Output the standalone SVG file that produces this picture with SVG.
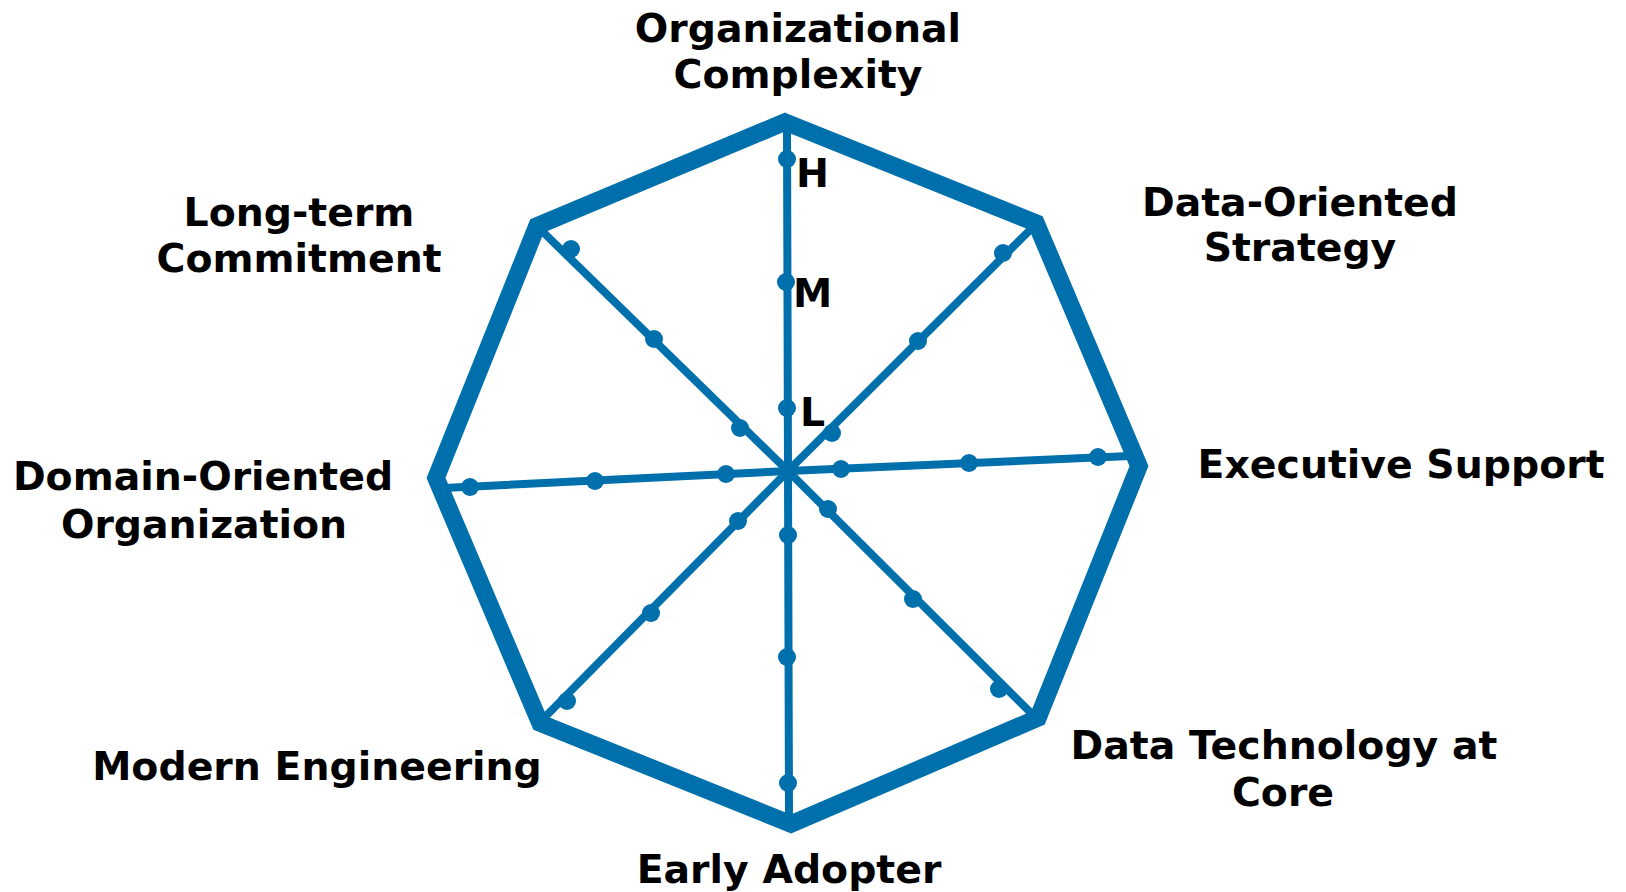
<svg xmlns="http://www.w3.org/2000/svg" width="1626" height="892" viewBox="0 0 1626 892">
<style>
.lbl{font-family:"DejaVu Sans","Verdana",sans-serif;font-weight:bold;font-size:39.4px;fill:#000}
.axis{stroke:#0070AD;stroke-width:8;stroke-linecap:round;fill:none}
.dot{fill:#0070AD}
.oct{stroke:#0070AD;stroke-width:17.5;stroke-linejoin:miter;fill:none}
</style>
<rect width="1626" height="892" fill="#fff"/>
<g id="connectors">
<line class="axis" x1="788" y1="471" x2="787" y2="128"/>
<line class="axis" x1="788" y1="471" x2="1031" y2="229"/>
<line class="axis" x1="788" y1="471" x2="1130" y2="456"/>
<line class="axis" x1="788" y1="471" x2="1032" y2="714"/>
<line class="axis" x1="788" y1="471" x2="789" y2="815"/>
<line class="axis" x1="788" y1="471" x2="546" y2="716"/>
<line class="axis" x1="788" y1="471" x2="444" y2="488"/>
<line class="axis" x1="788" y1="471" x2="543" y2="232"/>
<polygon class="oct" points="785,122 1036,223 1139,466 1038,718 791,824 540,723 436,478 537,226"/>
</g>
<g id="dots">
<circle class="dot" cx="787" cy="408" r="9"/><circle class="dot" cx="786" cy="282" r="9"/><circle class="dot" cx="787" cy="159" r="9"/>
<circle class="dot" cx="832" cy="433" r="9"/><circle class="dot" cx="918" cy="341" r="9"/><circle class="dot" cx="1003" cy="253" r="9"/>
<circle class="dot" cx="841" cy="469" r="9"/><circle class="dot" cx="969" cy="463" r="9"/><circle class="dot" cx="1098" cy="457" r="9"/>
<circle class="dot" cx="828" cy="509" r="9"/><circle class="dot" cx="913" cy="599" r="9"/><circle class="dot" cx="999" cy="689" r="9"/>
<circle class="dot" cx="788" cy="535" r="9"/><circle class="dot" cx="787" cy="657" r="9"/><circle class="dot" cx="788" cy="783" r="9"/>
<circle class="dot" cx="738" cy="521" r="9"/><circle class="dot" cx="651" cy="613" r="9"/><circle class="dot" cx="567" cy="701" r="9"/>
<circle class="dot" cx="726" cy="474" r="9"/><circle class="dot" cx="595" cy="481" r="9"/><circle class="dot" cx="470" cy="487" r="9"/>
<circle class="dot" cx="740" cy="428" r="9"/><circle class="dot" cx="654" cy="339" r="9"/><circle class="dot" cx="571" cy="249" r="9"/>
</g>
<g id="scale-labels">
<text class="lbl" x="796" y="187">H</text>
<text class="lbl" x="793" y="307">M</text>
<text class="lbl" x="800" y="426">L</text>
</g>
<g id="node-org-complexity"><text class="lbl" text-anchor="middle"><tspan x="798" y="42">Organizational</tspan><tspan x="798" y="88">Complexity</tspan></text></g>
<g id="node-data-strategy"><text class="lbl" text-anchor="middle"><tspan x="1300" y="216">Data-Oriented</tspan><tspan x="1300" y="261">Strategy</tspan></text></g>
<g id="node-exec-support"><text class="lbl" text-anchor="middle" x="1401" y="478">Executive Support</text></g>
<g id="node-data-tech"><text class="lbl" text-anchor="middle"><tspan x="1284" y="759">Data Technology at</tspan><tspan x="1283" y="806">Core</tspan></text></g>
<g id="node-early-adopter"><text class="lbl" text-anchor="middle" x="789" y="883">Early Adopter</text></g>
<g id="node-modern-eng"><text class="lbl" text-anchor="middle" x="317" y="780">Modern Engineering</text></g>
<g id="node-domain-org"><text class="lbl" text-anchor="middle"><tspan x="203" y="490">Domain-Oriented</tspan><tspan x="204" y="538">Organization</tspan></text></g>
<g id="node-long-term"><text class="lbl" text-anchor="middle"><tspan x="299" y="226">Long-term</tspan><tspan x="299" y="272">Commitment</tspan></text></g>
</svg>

======

### TASK INSTRUCTIONS
Print each line of the material above exactly, with the pictures removed from your copy.

### ANSWER FOR THE TASK
Output the standalone SVG file that produces this picture with SVG.
<svg xmlns="http://www.w3.org/2000/svg" width="1626" height="892" viewBox="0 0 1626 892">
<style>
.lbl{font-family:"DejaVu Sans","Verdana",sans-serif;font-weight:bold;font-size:39.4px;fill:#000}
.axis{stroke:#0070AD;stroke-width:8;stroke-linecap:round;fill:none}
.dot{fill:#0070AD}
.oct{stroke:#0070AD;stroke-width:17.5;stroke-linejoin:miter;fill:none}
</style>
<rect width="1626" height="892" fill="#fff"/>
<g id="connectors">
<line class="axis" x1="788" y1="471" x2="787" y2="128"/>
<line class="axis" x1="788" y1="471" x2="1031" y2="229"/>
<line class="axis" x1="788" y1="471" x2="1130" y2="456"/>
<line class="axis" x1="788" y1="471" x2="1032" y2="714"/>
<line class="axis" x1="788" y1="471" x2="789" y2="815"/>
<line class="axis" x1="788" y1="471" x2="546" y2="716"/>
<line class="axis" x1="788" y1="471" x2="444" y2="488"/>
<line class="axis" x1="788" y1="471" x2="543" y2="232"/>
<polygon class="oct" points="785,122 1036,223 1139,466 1038,718 791,824 540,723 436,478 537,226"/>
</g>
<g id="dots">
<circle class="dot" cx="787" cy="408" r="9"/><circle class="dot" cx="786" cy="282" r="9"/><circle class="dot" cx="787" cy="159" r="9"/>
<circle class="dot" cx="832" cy="433" r="9"/><circle class="dot" cx="918" cy="341" r="9"/><circle class="dot" cx="1003" cy="253" r="9"/>
<circle class="dot" cx="841" cy="469" r="9"/><circle class="dot" cx="969" cy="463" r="9"/><circle class="dot" cx="1098" cy="457" r="9"/>
<circle class="dot" cx="828" cy="509" r="9"/><circle class="dot" cx="913" cy="599" r="9"/><circle class="dot" cx="999" cy="689" r="9"/>
<circle class="dot" cx="788" cy="535" r="9"/><circle class="dot" cx="787" cy="657" r="9"/><circle class="dot" cx="788" cy="783" r="9"/>
<circle class="dot" cx="738" cy="521" r="9"/><circle class="dot" cx="651" cy="613" r="9"/><circle class="dot" cx="567" cy="701" r="9"/>
<circle class="dot" cx="726" cy="474" r="9"/><circle class="dot" cx="595" cy="481" r="9"/><circle class="dot" cx="470" cy="487" r="9"/>
<circle class="dot" cx="740" cy="428" r="9"/><circle class="dot" cx="654" cy="339" r="9"/><circle class="dot" cx="571" cy="249" r="9"/>
</g>
<g id="scale-labels">
<text class="lbl" x="796" y="187">H</text>
<text class="lbl" x="793" y="307">M</text>
<text class="lbl" x="800" y="426">L</text>
</g>
<g id="node-org-complexity"><text class="lbl" text-anchor="middle"><tspan x="798" y="42">Organizational</tspan><tspan x="798" y="88">Complexity</tspan></text></g>
<g id="node-data-strategy"><text class="lbl" text-anchor="middle"><tspan x="1300" y="216">Data-Oriented</tspan><tspan x="1300" y="261">Strategy</tspan></text></g>
<g id="node-exec-support"><text class="lbl" text-anchor="middle" x="1401" y="478">Executive Support</text></g>
<g id="node-data-tech"><text class="lbl" text-anchor="middle"><tspan x="1284" y="759">Data Technology at</tspan><tspan x="1283" y="806">Core</tspan></text></g>
<g id="node-early-adopter"><text class="lbl" text-anchor="middle" x="789" y="883">Early Adopter</text></g>
<g id="node-modern-eng"><text class="lbl" text-anchor="middle" x="317" y="780">Modern Engineering</text></g>
<g id="node-domain-org"><text class="lbl" text-anchor="middle"><tspan x="203" y="490">Domain-Oriented</tspan><tspan x="204" y="538">Organization</tspan></text></g>
<g id="node-long-term"><text class="lbl" text-anchor="middle"><tspan x="299" y="226">Long-term</tspan><tspan x="299" y="272">Commitment</tspan></text></g>
</svg>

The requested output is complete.